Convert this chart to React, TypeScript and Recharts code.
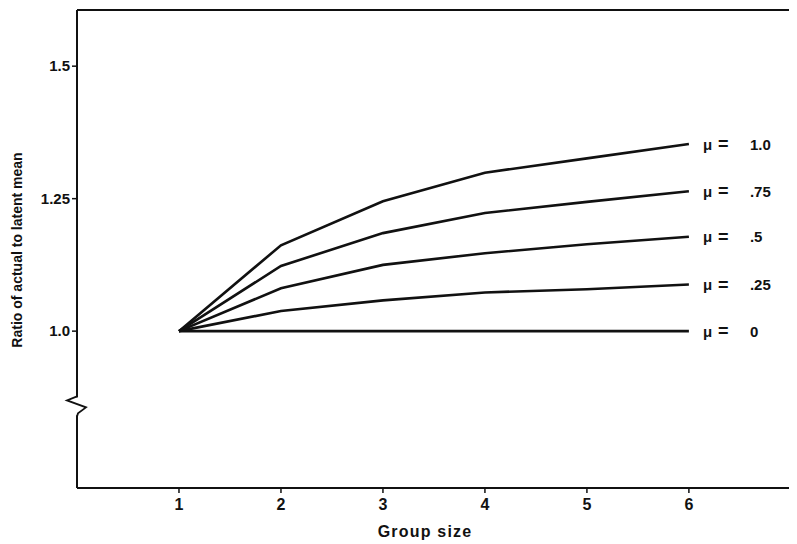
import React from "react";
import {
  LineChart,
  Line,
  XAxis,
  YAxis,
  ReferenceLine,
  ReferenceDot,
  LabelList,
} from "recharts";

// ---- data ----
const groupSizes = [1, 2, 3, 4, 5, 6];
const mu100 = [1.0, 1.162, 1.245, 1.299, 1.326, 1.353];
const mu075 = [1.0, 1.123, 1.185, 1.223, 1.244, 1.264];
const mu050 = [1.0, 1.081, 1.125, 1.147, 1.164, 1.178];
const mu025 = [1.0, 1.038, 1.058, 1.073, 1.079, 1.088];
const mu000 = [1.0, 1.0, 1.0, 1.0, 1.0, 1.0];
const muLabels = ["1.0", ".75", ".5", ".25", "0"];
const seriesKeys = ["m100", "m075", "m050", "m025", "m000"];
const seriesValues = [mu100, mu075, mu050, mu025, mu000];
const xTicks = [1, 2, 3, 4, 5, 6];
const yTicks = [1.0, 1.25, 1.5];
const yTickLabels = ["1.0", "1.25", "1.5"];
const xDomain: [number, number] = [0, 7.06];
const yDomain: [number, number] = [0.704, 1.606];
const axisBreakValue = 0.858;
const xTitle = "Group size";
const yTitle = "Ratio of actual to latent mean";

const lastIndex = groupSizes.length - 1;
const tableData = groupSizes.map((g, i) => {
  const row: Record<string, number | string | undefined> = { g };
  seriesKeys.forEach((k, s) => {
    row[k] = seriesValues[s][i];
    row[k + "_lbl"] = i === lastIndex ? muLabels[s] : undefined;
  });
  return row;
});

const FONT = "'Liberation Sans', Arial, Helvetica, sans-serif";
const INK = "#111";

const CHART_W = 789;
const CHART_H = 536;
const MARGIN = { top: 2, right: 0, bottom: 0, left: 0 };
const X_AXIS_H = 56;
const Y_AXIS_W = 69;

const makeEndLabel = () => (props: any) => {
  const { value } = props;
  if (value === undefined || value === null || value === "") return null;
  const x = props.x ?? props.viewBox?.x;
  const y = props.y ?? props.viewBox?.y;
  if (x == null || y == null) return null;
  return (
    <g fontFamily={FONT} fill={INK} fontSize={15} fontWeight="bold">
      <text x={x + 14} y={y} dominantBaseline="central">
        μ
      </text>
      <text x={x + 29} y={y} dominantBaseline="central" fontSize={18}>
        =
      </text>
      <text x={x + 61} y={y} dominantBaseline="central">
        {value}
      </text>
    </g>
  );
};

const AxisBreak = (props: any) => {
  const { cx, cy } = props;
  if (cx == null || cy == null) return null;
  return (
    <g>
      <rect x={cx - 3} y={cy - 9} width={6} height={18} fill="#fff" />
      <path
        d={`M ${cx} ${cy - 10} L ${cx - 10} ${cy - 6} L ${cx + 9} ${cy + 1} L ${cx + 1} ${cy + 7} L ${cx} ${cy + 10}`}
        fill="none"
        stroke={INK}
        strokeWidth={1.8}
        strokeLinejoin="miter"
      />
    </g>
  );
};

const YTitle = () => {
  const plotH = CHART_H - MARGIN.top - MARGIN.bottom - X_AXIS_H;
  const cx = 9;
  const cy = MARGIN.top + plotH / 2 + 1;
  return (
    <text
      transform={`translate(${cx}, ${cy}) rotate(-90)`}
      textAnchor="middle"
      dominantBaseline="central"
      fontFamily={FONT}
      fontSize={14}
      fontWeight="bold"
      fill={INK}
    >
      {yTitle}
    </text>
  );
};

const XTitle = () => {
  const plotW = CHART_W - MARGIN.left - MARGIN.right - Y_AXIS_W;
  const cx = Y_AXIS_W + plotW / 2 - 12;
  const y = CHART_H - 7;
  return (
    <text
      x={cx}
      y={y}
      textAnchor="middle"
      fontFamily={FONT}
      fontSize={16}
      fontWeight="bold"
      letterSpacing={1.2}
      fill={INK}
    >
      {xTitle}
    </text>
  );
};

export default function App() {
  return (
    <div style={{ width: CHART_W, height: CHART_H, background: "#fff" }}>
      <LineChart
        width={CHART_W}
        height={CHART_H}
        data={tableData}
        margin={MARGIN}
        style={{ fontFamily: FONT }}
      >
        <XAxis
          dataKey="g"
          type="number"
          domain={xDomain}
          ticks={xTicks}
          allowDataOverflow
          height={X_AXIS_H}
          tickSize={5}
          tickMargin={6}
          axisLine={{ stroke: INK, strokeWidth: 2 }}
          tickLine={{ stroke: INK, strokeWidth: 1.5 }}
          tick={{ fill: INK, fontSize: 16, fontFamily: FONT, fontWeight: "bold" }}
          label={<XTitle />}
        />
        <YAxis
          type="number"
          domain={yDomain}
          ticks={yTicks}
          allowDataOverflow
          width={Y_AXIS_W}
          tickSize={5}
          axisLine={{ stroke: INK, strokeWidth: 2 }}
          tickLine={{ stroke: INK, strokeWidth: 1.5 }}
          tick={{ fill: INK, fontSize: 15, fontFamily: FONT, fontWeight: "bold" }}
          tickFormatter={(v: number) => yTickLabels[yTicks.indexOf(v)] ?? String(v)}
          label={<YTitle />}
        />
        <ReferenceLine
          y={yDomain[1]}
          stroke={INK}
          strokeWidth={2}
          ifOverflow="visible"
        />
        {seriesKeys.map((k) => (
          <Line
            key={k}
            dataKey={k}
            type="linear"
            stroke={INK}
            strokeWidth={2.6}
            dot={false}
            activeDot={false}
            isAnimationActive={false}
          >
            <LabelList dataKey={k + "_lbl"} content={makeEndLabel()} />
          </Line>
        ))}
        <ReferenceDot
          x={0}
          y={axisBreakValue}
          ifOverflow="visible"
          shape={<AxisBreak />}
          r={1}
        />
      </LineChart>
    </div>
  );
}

* **STATED PROBLEM**: Extract every line of the data exactly; pictures stay out.

* **OUTPUT OF THE TASK**:
Convert this chart to React, TypeScript and Recharts code.
import React from "react";
import {
  LineChart,
  Line,
  XAxis,
  YAxis,
  ReferenceLine,
  ReferenceDot,
  LabelList,
} from "recharts";

// ---- data ----
const groupSizes = [1, 2, 3, 4, 5, 6];
const mu100 = [1.0, 1.162, 1.245, 1.299, 1.326, 1.353];
const mu075 = [1.0, 1.123, 1.185, 1.223, 1.244, 1.264];
const mu050 = [1.0, 1.081, 1.125, 1.147, 1.164, 1.178];
const mu025 = [1.0, 1.038, 1.058, 1.073, 1.079, 1.088];
const mu000 = [1.0, 1.0, 1.0, 1.0, 1.0, 1.0];
const muLabels = ["1.0", ".75", ".5", ".25", "0"];
const seriesKeys = ["m100", "m075", "m050", "m025", "m000"];
const seriesValues = [mu100, mu075, mu050, mu025, mu000];
const xTicks = [1, 2, 3, 4, 5, 6];
const yTicks = [1.0, 1.25, 1.5];
const yTickLabels = ["1.0", "1.25", "1.5"];
const xDomain: [number, number] = [0, 7.06];
const yDomain: [number, number] = [0.704, 1.606];
const axisBreakValue = 0.858;
const xTitle = "Group size";
const yTitle = "Ratio of actual to latent mean";

const lastIndex = groupSizes.length - 1;
const tableData = groupSizes.map((g, i) => {
  const row: Record<string, number | string | undefined> = { g };
  seriesKeys.forEach((k, s) => {
    row[k] = seriesValues[s][i];
    row[k + "_lbl"] = i === lastIndex ? muLabels[s] : undefined;
  });
  return row;
});

const FONT = "'Liberation Sans', Arial, Helvetica, sans-serif";
const INK = "#111";

const CHART_W = 789;
const CHART_H = 536;
const MARGIN = { top: 2, right: 0, bottom: 0, left: 0 };
const X_AXIS_H = 56;
const Y_AXIS_W = 69;

const makeEndLabel = () => (props: any) => {
  const { value } = props;
  if (value === undefined || value === null || value === "") return null;
  const x = props.x ?? props.viewBox?.x;
  const y = props.y ?? props.viewBox?.y;
  if (x == null || y == null) return null;
  return (
    <g fontFamily={FONT} fill={INK} fontSize={15} fontWeight="bold">
      <text x={x + 14} y={y} dominantBaseline="central">
        μ
      </text>
      <text x={x + 29} y={y} dominantBaseline="central" fontSize={18}>
        =
      </text>
      <text x={x + 61} y={y} dominantBaseline="central">
        {value}
      </text>
    </g>
  );
};

const AxisBreak = (props: any) => {
  const { cx, cy } = props;
  if (cx == null || cy == null) return null;
  return (
    <g>
      <rect x={cx - 3} y={cy - 9} width={6} height={18} fill="#fff" />
      <path
        d={`M ${cx} ${cy - 10} L ${cx - 10} ${cy - 6} L ${cx + 9} ${cy + 1} L ${cx + 1} ${cy + 7} L ${cx} ${cy + 10}`}
        fill="none"
        stroke={INK}
        strokeWidth={1.8}
        strokeLinejoin="miter"
      />
    </g>
  );
};

const YTitle = () => {
  const plotH = CHART_H - MARGIN.top - MARGIN.bottom - X_AXIS_H;
  const cx = 9;
  const cy = MARGIN.top + plotH / 2 + 1;
  return (
    <text
      transform={`translate(${cx}, ${cy}) rotate(-90)`}
      textAnchor="middle"
      dominantBaseline="central"
      fontFamily={FONT}
      fontSize={14}
      fontWeight="bold"
      fill={INK}
    >
      {yTitle}
    </text>
  );
};

const XTitle = () => {
  const plotW = CHART_W - MARGIN.left - MARGIN.right - Y_AXIS_W;
  const cx = Y_AXIS_W + plotW / 2 - 12;
  const y = CHART_H - 7;
  return (
    <text
      x={cx}
      y={y}
      textAnchor="middle"
      fontFamily={FONT}
      fontSize={16}
      fontWeight="bold"
      letterSpacing={1.2}
      fill={INK}
    >
      {xTitle}
    </text>
  );
};

export default function App() {
  return (
    <div style={{ width: CHART_W, height: CHART_H, background: "#fff" }}>
      <LineChart
        width={CHART_W}
        height={CHART_H}
        data={tableData}
        margin={MARGIN}
        style={{ fontFamily: FONT }}
      >
        <XAxis
          dataKey="g"
          type="number"
          domain={xDomain}
          ticks={xTicks}
          allowDataOverflow
          height={X_AXIS_H}
          tickSize={5}
          tickMargin={6}
          axisLine={{ stroke: INK, strokeWidth: 2 }}
          tickLine={{ stroke: INK, strokeWidth: 1.5 }}
          tick={{ fill: INK, fontSize: 16, fontFamily: FONT, fontWeight: "bold" }}
          label={<XTitle />}
        />
        <YAxis
          type="number"
          domain={yDomain}
          ticks={yTicks}
          allowDataOverflow
          width={Y_AXIS_W}
          tickSize={5}
          axisLine={{ stroke: INK, strokeWidth: 2 }}
          tickLine={{ stroke: INK, strokeWidth: 1.5 }}
          tick={{ fill: INK, fontSize: 15, fontFamily: FONT, fontWeight: "bold" }}
          tickFormatter={(v: number) => yTickLabels[yTicks.indexOf(v)] ?? String(v)}
          label={<YTitle />}
        />
        <ReferenceLine
          y={yDomain[1]}
          stroke={INK}
          strokeWidth={2}
          ifOverflow="visible"
        />
        {seriesKeys.map((k) => (
          <Line
            key={k}
            dataKey={k}
            type="linear"
            stroke={INK}
            strokeWidth={2.6}
            dot={false}
            activeDot={false}
            isAnimationActive={false}
          >
            <LabelList dataKey={k + "_lbl"} content={makeEndLabel()} />
          </Line>
        ))}
        <ReferenceDot
          x={0}
          y={axisBreakValue}
          ifOverflow="visible"
          shape={<AxisBreak />}
          r={1}
        />
      </LineChart>
    </div>
  );
}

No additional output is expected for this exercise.